Escape from Colditz (working title)

Category: News Release

Channel 4 Commissioning Editor for History Julia Harrington has commissioned Windfall Films to make Escape from Colditz (working title), due for transmission on Channel 4 in the summer. This 90-minute film is about the most audacious plan ever devised to escape from a prison camp. In 1945, two British prisoners-of-war were to be catapulted from the roof of notorious Colditz Castle in a homemade glider, fly it to a meadow 180 metres below, where they would continue their escape on foot. The "Colditz Cock", as the glider was called, represents an incredible feat of aeronautical engineering - particularly since it had to be built in secret in a tiny attic using homemade tools and improvised materials like bed boards, sleeping bags, gramophone springs and porridge!

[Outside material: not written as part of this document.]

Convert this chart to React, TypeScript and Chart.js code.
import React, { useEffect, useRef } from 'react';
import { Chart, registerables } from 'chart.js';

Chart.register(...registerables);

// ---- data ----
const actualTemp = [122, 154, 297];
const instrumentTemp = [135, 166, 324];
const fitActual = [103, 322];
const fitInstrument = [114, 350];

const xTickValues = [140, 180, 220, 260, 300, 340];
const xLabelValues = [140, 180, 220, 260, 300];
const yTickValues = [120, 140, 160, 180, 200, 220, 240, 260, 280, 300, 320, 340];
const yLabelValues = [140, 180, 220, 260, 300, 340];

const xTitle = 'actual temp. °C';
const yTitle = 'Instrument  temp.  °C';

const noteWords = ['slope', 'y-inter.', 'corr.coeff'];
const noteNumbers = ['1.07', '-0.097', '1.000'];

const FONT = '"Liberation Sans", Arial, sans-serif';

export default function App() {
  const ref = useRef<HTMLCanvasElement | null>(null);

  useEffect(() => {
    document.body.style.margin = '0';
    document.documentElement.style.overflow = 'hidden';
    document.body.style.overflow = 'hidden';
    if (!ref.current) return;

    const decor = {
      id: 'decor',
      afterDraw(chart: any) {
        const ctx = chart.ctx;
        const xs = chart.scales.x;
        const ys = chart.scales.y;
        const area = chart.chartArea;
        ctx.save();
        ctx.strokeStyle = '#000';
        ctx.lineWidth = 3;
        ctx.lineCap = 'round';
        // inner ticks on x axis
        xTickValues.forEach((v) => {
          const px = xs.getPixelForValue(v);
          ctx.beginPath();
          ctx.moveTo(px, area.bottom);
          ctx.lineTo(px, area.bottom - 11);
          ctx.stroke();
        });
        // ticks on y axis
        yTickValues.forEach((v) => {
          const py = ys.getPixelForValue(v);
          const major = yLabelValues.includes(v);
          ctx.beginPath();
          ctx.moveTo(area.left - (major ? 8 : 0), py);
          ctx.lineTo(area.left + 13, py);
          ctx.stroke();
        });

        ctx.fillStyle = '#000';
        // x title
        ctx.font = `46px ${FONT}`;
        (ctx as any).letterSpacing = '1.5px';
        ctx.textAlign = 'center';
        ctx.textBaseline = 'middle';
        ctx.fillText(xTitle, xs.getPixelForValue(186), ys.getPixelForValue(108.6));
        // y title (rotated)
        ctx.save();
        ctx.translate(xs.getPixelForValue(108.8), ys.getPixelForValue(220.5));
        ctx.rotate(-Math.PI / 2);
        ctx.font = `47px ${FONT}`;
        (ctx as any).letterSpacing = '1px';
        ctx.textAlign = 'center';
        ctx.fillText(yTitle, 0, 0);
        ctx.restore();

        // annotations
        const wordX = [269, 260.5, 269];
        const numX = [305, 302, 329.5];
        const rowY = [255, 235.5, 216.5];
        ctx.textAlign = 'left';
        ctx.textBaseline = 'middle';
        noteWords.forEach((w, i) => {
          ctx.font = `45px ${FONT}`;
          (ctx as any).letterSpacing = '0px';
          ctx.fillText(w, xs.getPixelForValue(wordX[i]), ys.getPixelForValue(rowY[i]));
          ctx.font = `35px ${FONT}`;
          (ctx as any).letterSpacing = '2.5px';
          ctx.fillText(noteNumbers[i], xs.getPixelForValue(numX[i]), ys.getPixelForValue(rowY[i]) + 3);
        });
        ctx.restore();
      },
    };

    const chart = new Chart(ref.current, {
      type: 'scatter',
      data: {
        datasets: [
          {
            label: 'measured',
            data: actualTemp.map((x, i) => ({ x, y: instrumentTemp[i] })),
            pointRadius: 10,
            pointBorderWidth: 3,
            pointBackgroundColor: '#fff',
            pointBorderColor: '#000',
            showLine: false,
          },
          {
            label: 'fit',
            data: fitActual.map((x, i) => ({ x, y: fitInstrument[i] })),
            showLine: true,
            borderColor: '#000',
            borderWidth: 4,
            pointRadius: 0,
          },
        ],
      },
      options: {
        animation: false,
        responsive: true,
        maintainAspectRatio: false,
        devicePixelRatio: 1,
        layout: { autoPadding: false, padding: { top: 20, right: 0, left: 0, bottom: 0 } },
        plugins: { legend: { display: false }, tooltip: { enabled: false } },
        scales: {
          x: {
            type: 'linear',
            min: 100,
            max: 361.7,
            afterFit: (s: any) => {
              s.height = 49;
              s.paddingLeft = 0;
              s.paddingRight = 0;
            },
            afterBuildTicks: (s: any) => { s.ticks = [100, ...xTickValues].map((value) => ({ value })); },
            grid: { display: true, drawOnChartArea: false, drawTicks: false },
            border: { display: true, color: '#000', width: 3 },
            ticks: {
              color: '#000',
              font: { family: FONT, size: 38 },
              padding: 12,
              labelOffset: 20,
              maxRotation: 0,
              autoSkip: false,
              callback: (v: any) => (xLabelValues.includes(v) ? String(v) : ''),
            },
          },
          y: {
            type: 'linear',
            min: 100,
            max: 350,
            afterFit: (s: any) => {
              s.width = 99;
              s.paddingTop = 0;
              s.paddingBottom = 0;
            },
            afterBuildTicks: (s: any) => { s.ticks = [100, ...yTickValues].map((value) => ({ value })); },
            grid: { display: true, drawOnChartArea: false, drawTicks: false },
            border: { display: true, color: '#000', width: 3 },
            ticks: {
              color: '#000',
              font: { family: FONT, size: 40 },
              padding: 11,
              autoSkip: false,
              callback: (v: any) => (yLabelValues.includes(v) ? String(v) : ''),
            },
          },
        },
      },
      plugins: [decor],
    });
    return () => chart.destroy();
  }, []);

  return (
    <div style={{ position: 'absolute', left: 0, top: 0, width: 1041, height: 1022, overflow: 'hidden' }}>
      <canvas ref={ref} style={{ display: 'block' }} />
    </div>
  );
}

Unfortunately, the war ended before the Cock ever had the chance to stretch its wings and no one knows if the crazy idea would have actually worked...until now. Led by engineer extraordinaire Dr Hugh Hunt (also seen in Dambusters: Building the Bouncing Bomb & Digging the Great Escape), a team of daredevil engineers attempts to rebuild the glider in the very same loft in Colditz, using similar materials to the wartime POWs and comparable homemade tools. Luckily, our modern day escapers are able to follow in the footsteps of their intrepid forebears. Quite a bit is already known about the glider and how it was built; there are the original plans and there's even a snapshot of it.

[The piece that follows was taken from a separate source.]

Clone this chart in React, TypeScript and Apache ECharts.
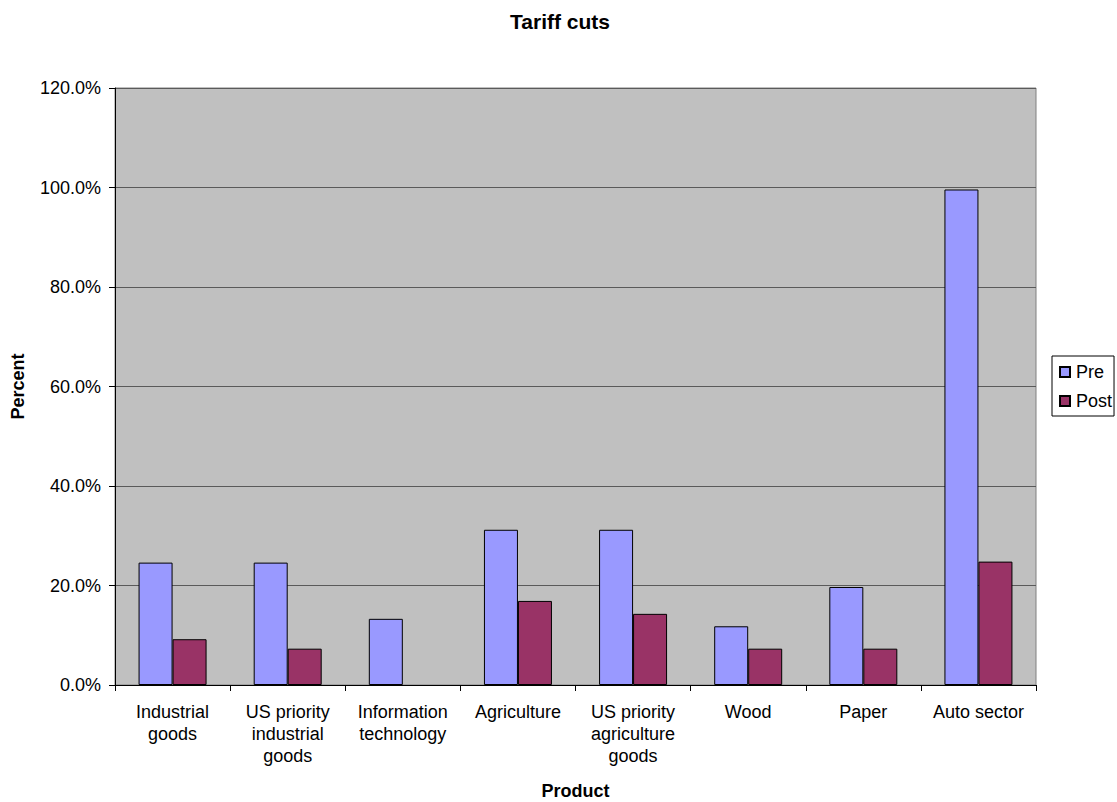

However, once they've finished building the plane, our team will have to take an almighty leap into the unknown. Precious little information remains about how the Colditz Cock was to be launched from the roof. Officials from the State of Saxony who own the castle have granted Windfall Films permission to restage the glider launch from the roof of Colditz to find out whether the plan would have ever actually worked. Somehow, our team will have to construct a runway 20 metres above ground on the apex of a roof, and contrive a launching mechanism which will dispatch their glider efficiently and silently into the air. It's hardly surprising the feat has never been attempted before - it's barmy!

Dr Hugh Hunt has a compelling personal reason for taking part in the project. His beloved uncle William "Andy" Anderson was imprisoned in the castle from 1941-1945. Andy, a celebrated Colditz face, was a leading forger, running a secret production line that conjured up convincing German documents for would-be escapers. Hugh knows very little about his uncle's time in Colditz, and the film follows him as he learns about Andy Anderson's inventive genius in the face of adversity, and challenges Hugh to recreate some of his uncle's wartime improvisations.

Commissioning Editor Julia Harrington says: "I love ideas that put visual spectacle and real engineering challenge centre stage - and that's certainly what Windfall and Hugh are doing here."

Executive producer, Ian Duncan says: "I'm already practicing the German for 'I'm sorry our glider hit your house'. Hopefully it won't come to that, but that's why this is exciting - no one knows whether this is actually going to work."